I also recently bought a handful (p5800x, p4800x, p5801x) from eBay and haven’t had any issues. But seeing so many, all from the same place (literally all from China, most days) with a pretty wide spread on prices for the same model - despite having the same packaging, “new” condition… it makes me wonder.

So I’m always asking others their experiences.

Hopefully just my paranoid imagination :slight_smile:

One should always be paranoid. :slightly_smiling_face:


Out of curiosity, I decided to double-check the Intel Optane P4800X again.
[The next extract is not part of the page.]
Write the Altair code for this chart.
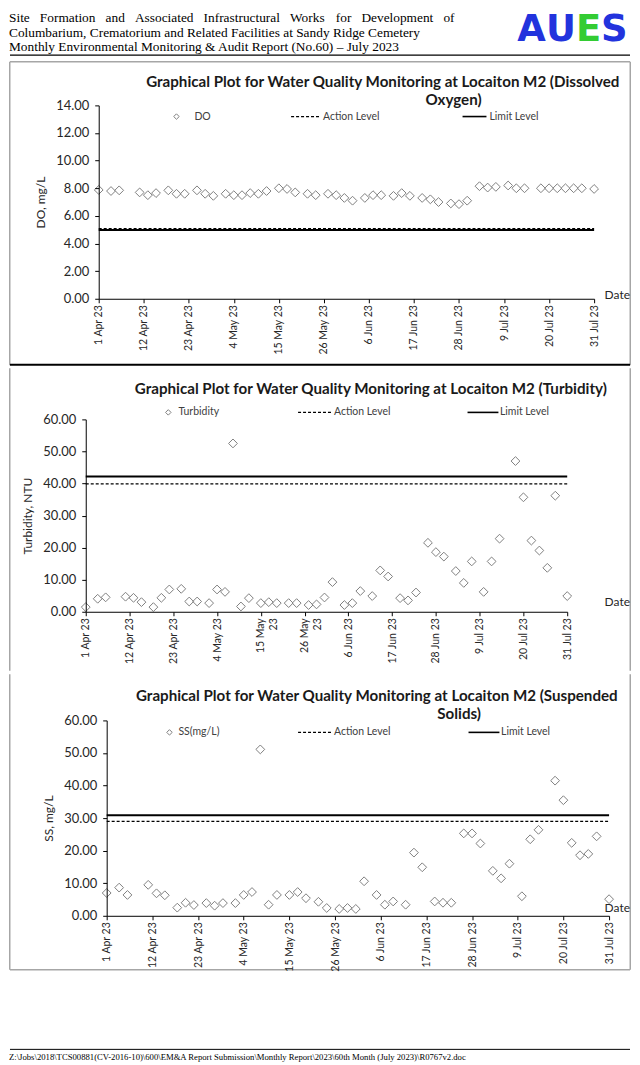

nvme smart-log /dev/nvme0n1:

Smart Log for NVME device:nvme0n1 namespace-id:ffffffff
critical_warning			: 0
temperature				: 40 °C (313 K)
available_spare				: 100%
available_spare_threshold		: 0%
percentage_used				: 0%
endurance group critical warning summary: 0
Data Units Read				: 60128316 (30.79 TB)
Data Units Written			: 36409553 (18.64 TB)
host_read_commands			: 1945525416
host_write_commands			: 450523694
controller_busy_time			: 429
power_cycles				: 403
power_on_hours				: 12806
unsafe_shutdowns			: 77
media_errors				: 0
num_err_log_entries			: 1738
Warning Temperature Time		: 0
Critical Composite Temperature Time	: 0
Thermal Management T1 Trans Count	: 0
Thermal Management T2 Trans Count	: 0
Thermal Management T1 Total Time	: 0
Thermal Management T2 Total Time	: 0

Zero media errors? :face_with_raised_eyebrow:

I can only guess… it’s a failing controller or some bad shutdown caused corrupt T-10 integrity metadata. I’m consistently getting read errors from very specific sectors on boot now. I’ll probably get to the bottom of it this weekend.

For troubleshooting the drive, you could use software that checks the read speed of each sector. I’ve noticed sector’s read speeds tend to slow down prior to them actually going bad on all the NAND SSDs.